◆ Aim:
Keep pictures out. Copy exactly the lines from the one containing "Convert this chart" to the one containing "import * as", endpoints included.

◆ Data provided:
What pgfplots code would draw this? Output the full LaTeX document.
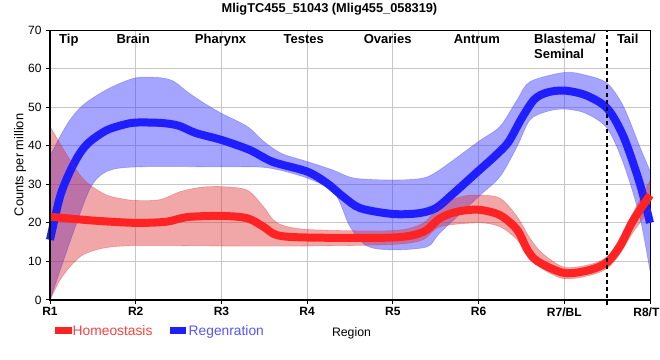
\documentclass[border=0pt]{standalone}
\usepackage{fontspec}
\setmainfont{Liberation Sans}
\usepackage{pgfplots}
\pgfplotsset{compat=1.18}
\usepgfplotslibrary{fillbetween}
\definecolor{bline}{RGB}{30,30,255}
\definecolor{rline}{RGB}{255,35,35}
\definecolor{bband}{RGB}{55,55,255}
\definecolor{rband}{RGB}{222,45,45}
\definecolor{rtext}{RGB}{250,65,65}
\definecolor{btext}{RGB}{85,85,255}
\begin{document}
\begin{tikzpicture}
\begin{axis}[
  at={(50bp,60bp)}, anchor=south west,
  width=600bp, height=270bp, scale only axis,
  xmin=1, xmax=8, ymin=0, ymax=70,
  xtick={1,2,3,4,5,6,7,8},
  xticklabels={R1,R2,R3,R4,R5,R6,R7/BL,R8/TL},
  ytick={0,10,20,30,40,50,60,70},
  xtick pos=lower, ytick pos=left,
  tick align=outside, major tick length=4bp,
  grid=major, major grid style={draw=black!22, line width=0.9bp},
  axis line style={black, line width=1bp},
  tick style={black, line width=1bp},
  x tick label style={font=\fontsize{12bp}{14bp}\selectfont\bfseries, yshift=0bp},
  y tick label style={font=\fontsize{12bp}{14bp}\selectfont, xshift=-1bp},
  /pgf/number format/assume math mode=true,
  clip=false,
]
% Regeneration band
\addplot[name path=bu, draw=bband, draw opacity=0.35, line width=0.6bp, smooth] coordinates {
(1.0,37.2)(1.117,42.4)(1.233,46.7)(1.35,49.8)(1.467,51.9)(1.7,55.0)(2.0,57.6)(2.3,57.6)(2.45,56.6)(2.6,54.0)(2.8,51.0)(3.0,48.4)(3.3,45.0)(3.5,41.0)(3.7,38.0)(4.0,35.9)(4.3,33.7)(4.55,31.6)(5.0,31.1)(5.35,31.6)(5.55,33.8)(6.0,41.1)(6.25,45.0)(6.45,51.9)(6.6,56.6)(7.0,59.0)(7.25,58.3)(7.5,56.2)(7.69,50.2)(7.88,39.8)(8.0,33.5)};
\addplot[name path=bl, draw=bband, draw opacity=0.35, line width=0.6bp, smooth] coordinates {
(1.0,0)(1.27,17.4)(1.47,29.0)(1.66,33.3)(2.0,34.5)(3.0,34.5)(3.53,34.3)(4.0,31.6)(4.32,27.7)(4.5,19.0)(4.7,14.0)(5.0,13.0)(5.4,13.8)(5.55,17.4)(6.0,26.8)(6.25,32.0)(6.45,39.8)(6.6,46.7)(6.8,48.9)(7.0,49.5)(7.25,48.4)(7.5,44.5)(7.69,35.4)(7.88,21.6)(8.0,7.5)};
\addplot[fill=bband, fill opacity=0.45, draw=none] fill between[of=bu and bl];
% Regeneration line
\addplot[bline, line width=8bp, smooth] coordinates {
(1.0,15.6)(1.117,26.8)(1.233,33.3)(1.35,38.1)(1.467,41.1)(1.66,44.0)(1.85,45.4)(2.0,46.0)(2.3,45.9)(2.5,45.2)(2.7,43.3)(3.0,41.5)(3.33,38.9)(3.6,35.8)(4.0,33.3)(4.23,30.3)(4.42,26.8)(4.62,23.8)(5.0,22.3)(5.3,22.5)(5.5,23.8)(5.7,27.5)(6.0,33.5)(6.2,37.5)(6.35,41.0)(6.5,47.0)(6.65,52.0)(6.8,53.8)(7.0,54.3)(7.25,53.1)(7.5,49.7)(7.69,42.4)(7.88,30.3)(8.0,20.0)};
% Homeostasis band
\addplot[name path=ru, draw=rband, draw opacity=0.35, line width=0.6bp, smooth] coordinates {
(1.0,45.0)(1.117,40.6)(1.233,36.3)(1.35,32.4)(1.467,29.8)(1.66,27.2)(1.85,26.2)(2.0,25.8)(2.28,26.0)(2.52,28.1)(2.75,29.2)(3.0,29.4)(3.3,28.5)(3.49,24.2)(3.65,20.0)(4.0,18.3)(5.0,18.0)(5.35,19.9)(5.55,24.4)(5.8,26.8)(6.0,27.2)(6.25,26.4)(6.45,21.6)(6.6,16.0)(6.75,12.0)(7.0,8.5)(7.3,9.2)(7.5,11.2)(7.65,16.0)(7.8,22.5)(8.0,31.0)};
\addplot[name path=rl, draw=rband, draw opacity=0.35, line width=0.6bp, smooth] coordinates {
(1.0,0)(1.117,5.2)(1.233,8.6)(1.35,11.2)(1.467,12.5)(1.66,13.6)(2.0,14.1)(3.0,14.0)(4.0,14.0)(5.0,14.4)(5.35,15.6)(5.55,19.0)(6.0,20.0)(6.25,19.0)(6.45,15.6)(6.6,11.0)(6.75,8.0)(7.0,5.5)(7.3,6.4)(7.5,8.2)(7.65,12.0)(7.8,17.5)(8.0,23.5)};
\addplot[fill=rband, fill opacity=0.42, draw=none] fill between[of=ru and rl];
% Homeostasis line
\addplot[rline, line width=8bp, smooth] coordinates {
(1.0,21.6)(1.5,20.6)(2.0,20.0)(2.36,20.3)(2.6,21.5)(3.0,21.8)(3.3,21.2)(3.49,19.0)(3.65,16.8)(4.0,16.2)(5.0,16.2)(5.35,17.6)(5.55,21.2)(5.75,22.9)(6.0,23.4)(6.25,22.0)(6.45,18.2)(6.57,13.0)(6.69,10.0)(7.0,7.0)(7.3,7.8)(7.5,9.8)(7.65,14.0)(7.8,20.5)(8.0,27.2)};
% dashed divider
\addplot[black, line width=2.6bp, dash pattern=on 4bp off 3.2bp] coordinates {(7.5,-1.4)(7.5,70)};
% thick left and bottom axis lines
\draw[black, line width=2.7bp] (rel axis cs:0,1) -- (rel axis cs:0,0) -- (rel axis cs:1,0);
% region labels
\begin{scope}[every node/.style={font=\fontsize{13bp}{15bp}\selectfont\bfseries, inner sep=0pt}]
\node[anchor=base] at (axis cs:1.22,66.4) {Tip};
\node[anchor=base] at (axis cs:1.97,66.4) {Brain};
\node[anchor=base] at (axis cs:2.99,66.4) {Pharynx};
\node[anchor=base] at (axis cs:3.96,66.4) {Testes};
\node[anchor=base] at (axis cs:4.94,66.4) {Ovaries};
\node[anchor=base] at (axis cs:5.98,66.4) {Antrum};
\node[anchor=base west] at (axis cs:6.647,66.4) {Blastema/};
\node[anchor=base west] at (axis cs:6.647,62.7) {Seminal};
\node[anchor=base] at (axis cs:7.74,66.4) {Tail};
\end{scope}
\end{axis}
% title
\node[anchor=base, inner sep=0pt, font=\fontsize{12.8bp}{15bp}\selectfont\bfseries] at (329.5bp,347bp) {MligTC455\_51043 (Mlig455\_058319)};
% y label
\node[rotate=90, inner sep=0pt, font=\fontsize{12.8bp}{15bp}\selectfont] at (20bp,195bp) {Counts per million};
% x label
\node[anchor=base, inner sep=0pt, font=\fontsize{12.3bp}{14bp}\selectfont] at (351.5bp,23.5bp) {Region};
% legend
\fill[rline] (55bp,26bp) rectangle (72bp,33bp);
\node[anchor=base west, inner sep=0pt, text=rtext, font=\fontsize{13.8bp}{16bp}\selectfont] at (72.5bp,25bp) {Homeostasis};
\fill[bline] (170bp,26bp) rectangle (186bp,33bp);
\node[anchor=base west, inner sep=0pt, text=btext, font=\fontsize{13.8bp}{16bp}\selectfont] at (188.5bp,25bp) {Regenration};
\pgfresetboundingbox
\useasboundingbox (0,0) rectangle (660bp,360bp);
\end{tikzpicture}
\end{document}
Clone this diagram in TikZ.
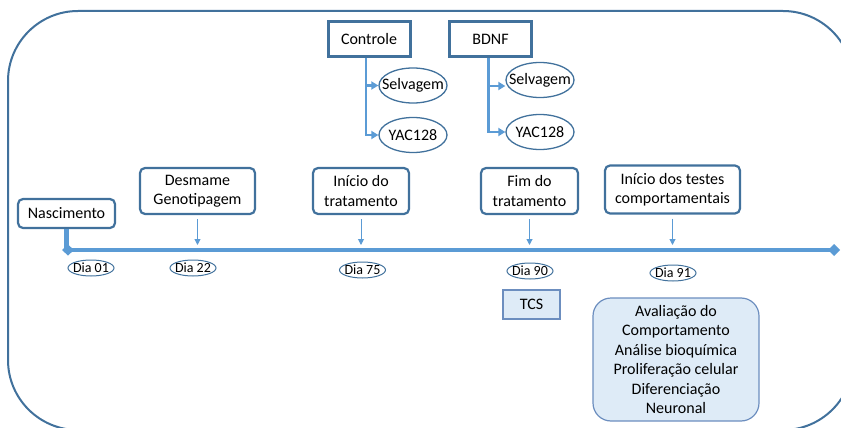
\documentclass[tikz,border=0pt]{standalone}
\usepackage{fontspec}
\setmainfont{Carlito}
\usetikzlibrary{positioning,arrows.meta,shapes.geometric}
\definecolor{azulEscuro}{HTML}{41719C}
\definecolor{azulLinha}{HTML}{5B9BD5}
\definecolor{azulClaro}{HTML}{DEEBF7}
\definecolor{azulBorda}{HTML}{6C8EBF}
\begin{document}
\begin{tikzpicture}[
        x=1pt, y=-1pt,
        texto/.style={align=center, font=\fontsize{16}{19.5}\selectfont, inner sep=2pt},
        caixa/.style={texto, rectangle, rounded corners=5pt, draw=azulEscuro, line width=2.2pt, fill=white},
        grupo/.style={texto, rectangle, draw=azulEscuro, line width=3pt, fill=white, minimum width=82pt, minimum height=35pt},
        elipse/.style={texto, ellipse, draw=azulEscuro, line width=1.3pt, inner xsep=-12pt, inner ysep=0pt, minimum width=68pt, minimum height=35pt},
        dia/.style={ellipse, draw=azulEscuro, line width=1pt, inner xsep=-6pt, inner ysep=0pt, font=\fontsize{14}{16}\selectfont, minimum width=46pt, minimum height=16pt},
        tcs/.style={texto, rectangle, fill=azulClaro, draw=azulBorda, line width=1.5pt, minimum width=57pt, minimum height=29pt},
        resultado/.style={texto, rectangle, rounded corners=18pt, fill=azulClaro, draw=azulBorda, line width=1.2pt, minimum width=166pt, minimum height=123pt},
        linhaTempo/.style={line width=4.5pt, draw=azulLinha},
        seta/.style={-{Triangle[length=6pt,width=6pt]}, line width=1pt, draw=azulLinha},
        ramo/.style={-{Triangle[length=7pt,width=8pt]}, line width=2.6pt, draw=azulLinha}
    ]
        \useasboundingbox (0,0) rectangle (841,428);
        \clip (0,0) rectangle (841,428);

        % Moldura
        \draw[draw=azulEscuro, line width=2pt, rounded corners=70pt] (8,11) rectangle (853,430);

        % Grupos de tratamento
        \node[grupo] (controle) at (369, 39.5) {Controle};
        \node[grupo] (bdnf) at (490.5, 39.5) {BDNF};
        \node[elipse] (selvC) at (413, 85.5) {Selvagem};
        \node[elipse] (yacC) at (413, 135) {YAC128};
        \node[elipse] (selvB) at (540, 80) {Selvagem};
        \node[elipse] (yacB) at (540, 132) {YAC128};

        \draw[ramo] ([xshift=-3pt]controle.south) |- (yacC.west);
        \draw[ramo] ([xshift=-3pt]controle.south |- selvC.west) -- (selvC.west);
        \draw[ramo] ([xshift=-2pt]bdnf.south) |- (yacB.west);
        \draw[ramo] ([xshift=-2pt,yshift=-6pt]bdnf.south |- selvB.west) -- ([yshift=-6pt]selvB.west);

        % Eventos
        \node[caixa, minimum width=97pt, minimum height=29pt] (nasc) at (66.5, 213.5) {Nascimento};
        \node[caixa, minimum width=115pt, minimum height=46pt] (desmame) at (197.5, 191) {Desmame\\Genotipagem};
        \node[caixa, minimum width=96pt, minimum height=46pt] (inicio) at (361, 191) {Início do\\tratamento};
        \node[caixa, minimum width=97pt, minimum height=46pt] (fim) at (529.5, 191) {Fim do\\tratamento};
        \node[caixa, minimum width=135pt, minimum height=48pt] (testes) at (672.5, 189.5) {Início dos testes\\comportamentais};

        % Linha do tempo
        \coordinate (t0) at (62, 250);
        \coordinate (t1) at (840, 250);
        \draw[linhaTempo] (nasc.south) -- (nasc.south |- t0);
        \draw[linhaTempo, {Diamond[length=12pt,width=11pt]}-{Diamond[length=12pt,width=12pt]}] (t0) -- (t1);

        \draw[seta] ([yshift=-4pt]desmame.south) -- ([yshift=5pt]desmame.south |- t0);
        \draw[seta] ([yshift=-4pt]inicio.south) -- ([yshift=5pt]inicio.south |- t0);
        \draw[seta] ([yshift=-4pt]fim.south) -- ([yshift=5pt]fim.south |- t0);
        \draw[seta] ([yshift=-4pt]testes.south) -- ([yshift=5pt]testes.south |- t0);

        % Dias
        \node[dia] (d01) at (91, 268) {Dia 01};
        \node[dia] (d22) at (193, 268) {Dia 22};
        \node[dia] (d75) at (362.5, 270) {Dia 75};
        \node[dia] (d90) at (530, 271) {Dia 90};
        \node[dia] (d91) at (673, 273) {Dia 91};

        % Resultados
        \node[tcs] (tcsbox) at (531.5, 304.5) {TCS};
        \node[resultado] (avaliacao) at (676, 359.5) {Avaliação do\\Comportamento\\Análise bioquímica\\Proliferação celular\\Diferenciação\\Neuronal};
    \end{tikzpicture}
\end{document}
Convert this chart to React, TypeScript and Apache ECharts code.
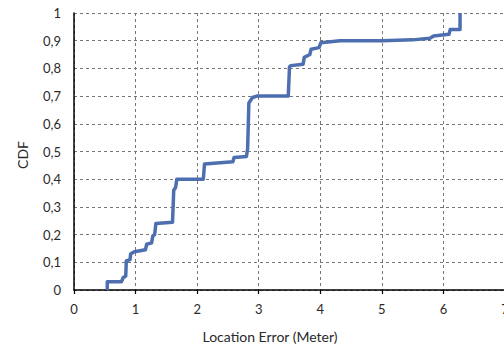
import React, { useEffect, useRef } from "react";
import * as echarts from "echarts";

// Location error (m) at each vertex of the empirical CDF curve
const errorMeters = [
  0.54, 0.54, 0.77, 0.8, 0.84, 0.85, 0.91, 0.92, 0.98, 1.16, 1.18, 1.26, 1.28, 1.31, 1.33,
  1.6, 1.62, 1.65, 1.67, 2.1, 2.12, 2.58, 2.6, 2.8, 2.82, 2.84, 2.9, 2.97, 3.48, 3.5, 3.52,
  3.72, 3.74, 3.83, 3.85, 3.98, 4.01, 4.32, 5.0, 5.5, 5.78, 5.84, 6.09, 6.11, 6.27, 6.27,
];
// CDF value at each vertex
const cdfValues = [
  0.0, 0.03, 0.03, 0.045, 0.05, 0.105, 0.11, 0.13, 0.138, 0.145, 0.165, 0.17, 0.195, 0.2, 0.24,
  0.245, 0.36, 0.37, 0.4, 0.4, 0.455, 0.463, 0.478, 0.482, 0.51, 0.675, 0.695, 0.7, 0.7, 0.805, 0.81,
  0.815, 0.84, 0.85, 0.869, 0.875, 0.893, 0.9, 0.9, 0.903, 0.909, 0.917, 0.923, 0.94, 0.94, 1.0,
];

const xTitle = "Location Error (Meter)";
const yTitle = "CDF";

export default function App() {
  const ref = useRef<HTMLDivElement>(null);

  useEffect(() => {
    if (!ref.current) return;
    const chart = echarts.init(ref.current, undefined, { renderer: "svg" });
    const font = "Lato";
    const textColor = "#2a2a2a";
    const data = errorMeters.map((x, i) => [x, cdfValues[i]]);
    chart.setOption({
      animation: false,
      backgroundColor: "#ffffff",
      grid: { left: 74, top: 13, bottom: 58, right: 25, containLabel: false },
      xAxis: {
        type: "value",
        min: 0,
        max: 7,
        interval: 1,
        axisLine: { show: true, lineStyle: { color: "#000", width: 1.5 } },
        axisTick: { show: true, length: 4, lineStyle: { color: "#000", width: 1.2 } },
        axisLabel: { color: textColor, fontFamily: font, fontSize: 13, margin: 12 },
        splitLine: { show: true, lineStyle: { color: "#777", type: [3, 3], width: 1 } },
      },
      yAxis: {
        type: "value",
        min: 0,
        max: 1,
        interval: 0.1,
        axisLine: { show: true, lineStyle: { color: "#000", width: 1.5 } },
        axisTick: { show: false },
        axisLabel: {
          color: textColor,
          fontFamily: font,
          fontSize: 13,
          margin: 13,
          formatter: (v: number) => (Math.round(v * 10) / 10).toString().replace(".", ","),
        },
        splitLine: { show: true, lineStyle: { color: "#777", type: [3, 3], width: 1 } },
      },
      graphic: [
        {
          type: "text",
          x: 270,
          y: 336,
          style: {
            text: xTitle,
            fill: textColor,
            font: `14px ${font}`,
            align: "center",
            verticalAlign: "middle",
          },
        },
        {
          type: "text",
          x: 22,
          y: 155,
          rotation: Math.PI / 2,
          style: {
            text: yTitle,
            fill: textColor,
            font: `14px ${font}`,
            align: "center",
            verticalAlign: "middle",
          },
        },
      ],
      series: [
        {
          type: "line",
          data,
          showSymbol: false,
          symbol: "none",
          lineStyle: { color: "#4D6FAF", width: 3.5, join: "round", cap: "butt" },
        },
      ],
    });
    return () => chart.dispose();
  }, []);

  return (
    <div
      style={{
        position: "fixed",
        left: 0,
        top: 0,
        width: 504,
        height: 348,
        overflow: "hidden",
        background: "#fff",
      }}
    >
      <div ref={ref} style={{ width: 530, height: 348 }} />
    </div>
  );
}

◆ Expected answer:
Convert this chart to React, TypeScript and Apache ECharts code.
import React, { useEffect, useRef } from "react";
import * as echarts from "echarts";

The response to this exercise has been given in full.